How do you equip yourself for all these eventualities?
The key is having the organizational capability and willingness to adapt and reshape the organization to changing environments to build resilience and deliver sustainable long-term value to your stakeholders.
From continuity to resilience
Many enterprises focus on maintaining business as usual by tackling the individual problem or disruption.
But over the last few years, leaders have become more aware of interdependence, both within their organizations as well between external events. A problem in one seemingly isolated area can have much wider ramifications.
In the World Economic Forum’s (WEF) Global Risks Report 2023, the authors identify that “Concurrent shocks, deeply interconnected risks and eroding resilience are giving rise to the risk of polycrises — where disparate crises interact such that the overall impact far exceeds the sum of each part.”2
The war in Ukraine has demonstrated how crises can have wide ramifications. Few organizations anticipated the extent of instability, from energy prices to food availability, that would unfold over the months since it began.
And there are more potential polycrises on the horizon.
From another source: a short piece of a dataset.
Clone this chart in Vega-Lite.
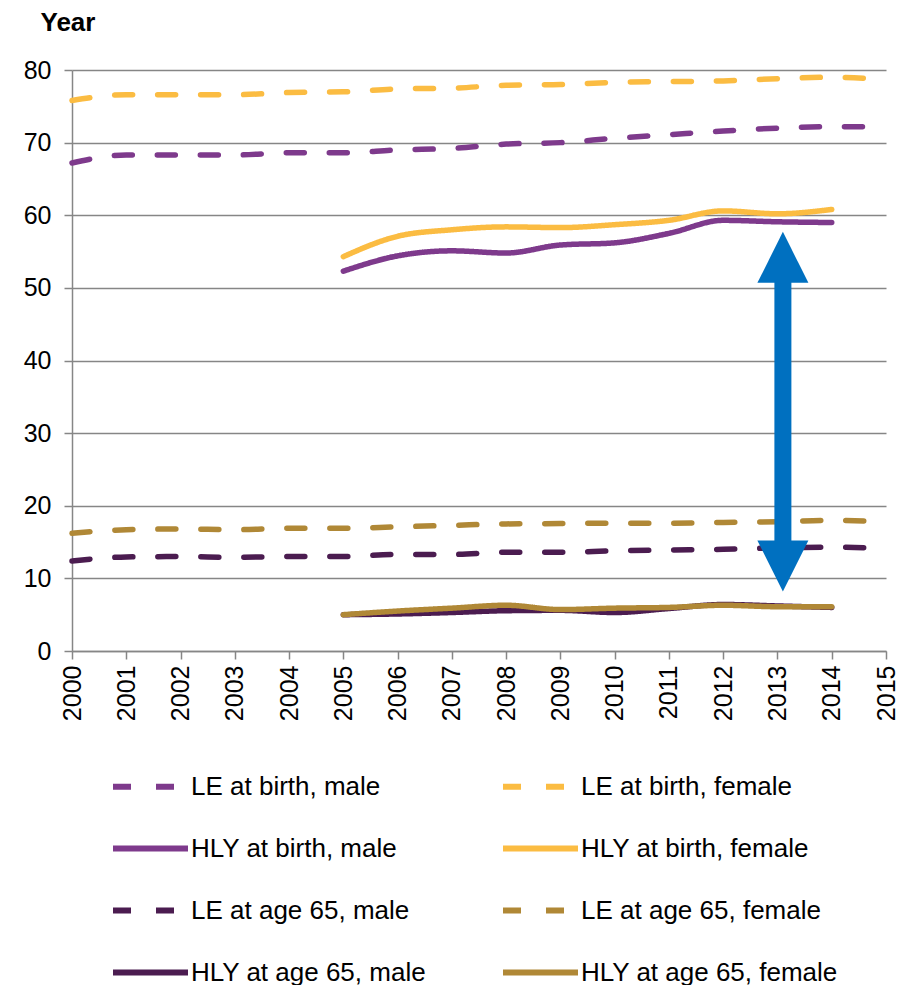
{
  "$schema": "https://vega.github.io/schema/vega-lite/v6.json",
  "width": 814,
  "height": 581,
  "autosize": "none",
  "padding": {"left": 72, "top": 70, "right": 14, "bottom": 334},
  "background": "white",
  "config": {"view": {"stroke": null}, "font": "Liberation Sans"},
  "datasets": {
    "series": [
      {"s": "LE at birth, male", "year": 2000, "v": 67.2},
      {"s": "LE at birth, male", "year": 2001, "v": 68.3},
      {"s": "LE at birth, male", "year": 2002, "v": 68.3},
      {"s": "LE at birth, male", "year": 2003, "v": 68.3},
      {"s": "LE at birth, male", "year": 2004, "v": 68.6},
      {"s": "LE at birth, male", "year": 2005, "v": 68.6},
      {"s": "LE at birth, male", "year": 2006, "v": 69.0},
      {"s": "LE at birth, male", "year": 2007, "v": 69.2},
      {"s": "LE at birth, male", "year": 2008, "v": 69.8},
      {"s": "LE at birth, male", "year": 2009, "v": 70.0},
      {"s": "LE at birth, male", "year": 2010, "v": 70.6},
      {"s": "LE at birth, male", "year": 2011, "v": 71.1},
      {"s": "LE at birth, male", "year": 2012, "v": 71.6},
      {"s": "LE at birth, male", "year": 2013, "v": 72.0},
      {"s": "LE at birth, male", "year": 2014, "v": 72.2},
      {"s": "LE at birth, male", "year": 2015, "v": 72.2},
      {"s": "LE at birth, female", "year": 2000, "v": 75.8},
      {"s": "LE at birth, female", "year": 2001, "v": 76.6},
      {"s": "LE at birth, female", "year": 2002, "v": 76.6},
      {"s": "LE at birth, female", "year": 2003, "v": 76.6},
      {"s": "LE at birth, female", "year": 2004, "v": 76.9},
      {"s": "LE at birth, female", "year": 2005, "v": 77.0},
      {"s": "LE at birth, female", "year": 2006, "v": 77.4},
      {"s": "LE at birth, female", "year": 2007, "v": 77.5},
      {"s": "LE at birth, female", "year": 2008, "v": 77.9},
      {"s": "LE at birth, female", "year": 2009, "v": 78.0},
      {"s": "LE at birth, female", "year": 2010, "v": 78.3},
      {"s": "LE at birth, female", "year": 2011, "v": 78.4},
      {"s": "LE at birth, female", "year": 2012, "v": 78.5},
      {"s": "LE at birth, female", "year": 2013, "v": 78.8},
      {"s": "LE at birth, female", "year": 2014, "v": 79.0},
      {"s": "LE at birth, female", "year": 2015, "v": 78.7},
      {"s": "HLY at birth, male", "year": 2005, "v": 52.3},
      {"s": "HLY at birth, male", "year": 2006, "v": 54.4},
      {"s": "HLY at birth, male", "year": 2007, "v": 55.1},
      {"s": "HLY at birth, male", "year": 2008, "v": 54.8},
      {"s": "HLY at birth, male", "year": 2009, "v": 55.9},
      {"s": "HLY at birth, male", "year": 2010, "v": 56.2},
      {"s": "HLY at birth, male", "year": 2011, "v": 57.5},
      {"s": "HLY at birth, male", "year": 2012, "v": 59.3},
      {"s": "HLY at birth, male", "year": 2013, "v": 59.1},
      {"s": "HLY at birth, male", "year": 2014, "v": 59.0},
      {"s": "HLY at birth, female", "year": 2005, "v": 54.3},
      {"s": "HLY at birth, female", "year": 2006, "v": 57.1},
      {"s": "HLY at birth, female", "year": 2007, "v": 58.0},
      {"s": "HLY at birth, female", "year": 2008, "v": 58.4},
      {"s": "HLY at birth, female", "year": 2009, "v": 58.3},
      {"s": "HLY at birth, female", "year": 2010, "v": 58.7},
      {"s": "HLY at birth, female", "year": 2011, "v": 59.3},
      {"s": "HLY at birth, female", "year": 2012, "v": 60.6},
      {"s": "HLY at birth, female", "year": 2013, "v": 60.2},
      {"s": "HLY at birth, female", "year": 2014, "v": 60.8},
      {"s": "LE at age 65, male", "year": 2000, "v": 12.4},
      {"s": "LE at age 65, male", "year": 2001, "v": 12.95},
      {"s": "LE at age 65, male", "year": 2002, "v": 13.0},
      {"s": "LE at age 65, male", "year": 2003, "v": 12.9},
      {"s": "LE at age 65, male", "year": 2004, "v": 13.0},
      {"s": "LE at age 65, male", "year": 2005, "v": 13.0},
      {"s": "LE at age 65, male", "year": 2006, "v": 13.3},
      {"s": "LE at age 65, male", "year": 2007, "v": 13.3},
      {"s": "LE at age 65, male", "year": 2008, "v": 13.6},
      {"s": "LE at age 65, male", "year": 2009, "v": 13.6},
      {"s": "LE at age 65, male", "year": 2010, "v": 13.8},
      {"s": "LE at age 65, male", "year": 2011, "v": 13.9},
      {"s": "LE at age 65, male", "year": 2012, "v": 14.0},
      {"s": "LE at age 65, male", "year": 2013, "v": 14.2},
      {"s": "LE at age 65, male", "year": 2014, "v": 14.3},
      {"s": "LE at age 65, male", "year": 2015, "v": 14.1},
      {"s": "LE at age 65, female", "year": 2000, "v": 16.2},
      {"s": "LE at age 65, female", "year": 2001, "v": 16.7},
      {"s": "LE at age 65, female", "year": 2002, "v": 16.8},
      {"s": "LE at age 65, female", "year": 2003, "v": 16.7},
      {"s": "LE at age 65, female", "year": 2004, "v": 16.9},
      {"s": "LE at age 65, female", "year": 2005, "v": 16.9},
      {"s": "LE at age 65, female", "year": 2006, "v": 17.1},
      {"s": "LE at age 65, female", "year": 2007, "v": 17.3},
      {"s": "LE at age 65, female", "year": 2008, "v": 17.5},
      {"s": "LE at age 65, female", "year": 2009, "v": 17.55},
      {"s": "LE at age 65, female", "year": 2010, "v": 17.6},
      {"s": "LE at age 65, female", "year": 2011, "v": 17.6},
      {"s": "LE at age 65, female", "year": 2012, "v": 17.7},
      {"s": "LE at age 65, female", "year": 2013, "v": 17.8},
      {"s": "LE at age 65, female", "year": 2014, "v": 18.0},
      {"s": "LE at age 65, female", "year": 2015, "v": 17.8},
      {"s": "HLY at age 65, male", "year": 2005, "v": 5.0},
      {"s": "HLY at age 65, male", "year": 2006, "v": 5.1},
      {"s": "HLY at age 65, male", "year": 2007, "v": 5.3},
      {"s": "HLY at age 65, male", "year": 2008, "v": 5.55},
      {"s": "HLY at age 65, male", "year": 2009, "v": 5.6},
      {"s": "HLY at age 65, male", "year": 2010, "v": 5.3},
      {"s": "HLY at age 65, male", "year": 2011, "v": 5.85},
      {"s": "HLY at age 65, male", "year": 2012, "v": 6.4},
      {"s": "HLY at age 65, male", "year": 2013, "v": 6.2},
      {"s": "HLY at age 65, male", "year": 2014, "v": 6.0},
      {"s": "HLY at age 65, female", "year": 2005, "v": 5.0},
      {"s": "HLY at age 65, female", "year": 2006, "v": 5.5},
      {"s": "HLY at age 65, female", "year": 2007, "v": 5.9},
      {"s": "HLY at age 65, female", "year": 2008, "v": 6.3},
      {"s": "HLY at age 65, female", "year": 2009, "v": 5.7},
      {"s": "HLY at age 65, female", "year": 2010, "v": 5.9},
      {"s": "HLY at age 65, female", "year": 2011, "v": 6.0},
      {"s": "HLY at age 65, female", "year": 2012, "v": 6.3},
      {"s": "HLY at age 65, female", "year": 2013, "v": 6.1},
      {"s": "HLY at age 65, female", "year": 2014, "v": 6.1}
    ],
    "arrowShaft": [{"x": 2013.1, "y": 51, "y2": 15}],
    "arrowUp": [{"x": 2013.1, "y": 54.2}],
    "arrowDown": [{"x": 2013.1, "y": 11.7}]
  },
  "layer": [
    {
      "data": {"name": "series"},
      "mark": {"type": "line", "interpolate": "monotone", "strokeWidth": 5.5, "strokeCap": "round"},
      "encoding": {
        "x": {
          "field": "year", "type": "quantitative",
          "scale": {"domain": [2000, 2015], "nice": false, "zero": false},
          "axis": {
            "title": null, "grid": false,
            "values": [2000, 2001, 2002, 2003, 2004, 2005, 2006, 2007, 2008, 2009, 2010, 2011, 2012, 2013, 2014, 2015],
            "format": "d", "labelAngle": -90, "labelFontSize": 25, "labelColor": "#000000",
            "labelFlush": false, "labelOverlap": false, "labelPadding": 6,
            "tickColor": "#868686", "tickWidth": 1.5, "tickSize": 8,
            "domainColor": "#868686", "domainWidth": 1.5
          }
        },
        "y": {
          "field": "v", "type": "quantitative",
          "scale": {"domain": [0, 80], "nice": false},
          "axis": {
            "title": "Year", "titleAngle": 0, "titleAlign": "left", "titleBaseline": "alphabetic",
            "titleX": -32, "titleY": -40, "titleFontSize": 26, "titleFontWeight": "bold", "titleColor": "#000000",
            "values": [0, 10, 20, 30, 40, 50, 60, 70, 80],
            "labelFontSize": 25, "labelColor": "#000000", "labelPadding": 13, "labelFlush": false,
            "grid": true, "gridColor": "#868686", "gridWidth": 1.5,
            "tickColor": "#868686", "tickWidth": 1.5, "tickSize": 8,
            "domainColor": "#868686", "domainWidth": 1.5
          }
        },
        "color": {
          "field": "s", "type": "nominal",
          "scale": {
            "domain": ["LE at birth, male", "LE at birth, female", "HLY at birth, male", "HLY at birth, female", "LE at age 65, male", "LE at age 65, female", "HLY at age 65, male", "HLY at age 65, female"],
            "range": ["#7E3A8C", "#FBBC42", "#7E3A8C", "#FBBC42", "#4B1C50", "#B08836", "#4B1C50", "#B08836"]
          },
          "legend": {
            "title": null, "orient": "none", "legendX": 38, "legendY": 676, "direction": "horizontal", "columns": 2,
            "columnPadding": 64, "rowPadding": 8, "padding": 0,
            "symbolType": "stroke", "symbolSize": 5625, "symbolStrokeWidth": 6,
            "labelFontSize": 26, "labelColor": "#000000", "labelOffset": 0, "labelLimit": 400
          }
        },
        "strokeDash": {
          "field": "s", "type": "nominal",
          "scale": {
            "domain": ["LE at birth, male", "LE at birth, female", "HLY at birth, male", "HLY at birth, female", "LE at age 65, male", "LE at age 65, female", "HLY at age 65, male", "HLY at age 65, female"],
            "range": [[18, 25], [18, 25], [1, 0], [1, 0], [18, 25], [18, 25], [1, 0], [1, 0]]
          },
          "legend": {
            "title": null, "orient": "none", "legendX": 38, "legendY": 676, "direction": "horizontal", "columns": 2,
            "columnPadding": 64, "rowPadding": 8, "padding": 0,
            "symbolType": "stroke", "symbolSize": 5625, "symbolStrokeWidth": 6,
            "labelFontSize": 26, "labelColor": "#000000", "labelOffset": 0, "labelLimit": 400
          }
        }
      }
    },
    {
      "data": {"name": "arrowShaft"},
      "mark": {"type": "rule", "color": "#0070C0", "strokeWidth": 17, "strokeCap": "butt"},
      "encoding": {
        "x": {"field": "x", "type": "quantitative"},
        "y": {"field": "y", "type": "quantitative"},
        "y2": {"field": "y2"}
      }
    },
    {
      "data": {"name": "arrowUp"},
      "mark": {"type": "point", "shape": "M0,-1L1,1L-1,1Z", "size": 2601, "filled": true, "color": "#0070C0", "opacity": 1, "strokeWidth": 0},
      "encoding": {
        "x": {"field": "x", "type": "quantitative"},
        "y": {"field": "y", "type": "quantitative"}
      }
    },
    {
      "data": {"name": "arrowDown"},
      "mark": {"type": "point", "shape": "M0,1L1,-1L-1,-1Z", "size": 2601, "filled": true, "color": "#0070C0", "opacity": 1, "strokeWidth": 0},
      "encoding": {
        "x": {"field": "x", "type": "quantitative"},
        "y": {"field": "y", "type": "quantitative"}
      }
    }
  ]
}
For example, the WEF anticipates “interrelated environmental, geopolitical and socioeconomic risks relating to the supply of and demand for natural resources.”3
This underlines the need for a shift from business continuity to enterprise resilience — building a predictive approach to anticipate unexpected emerging threats, opportunities and trends through “intelligent” horizon scanning, anticipation, improvisation, innovation and adaptation as key capabilities.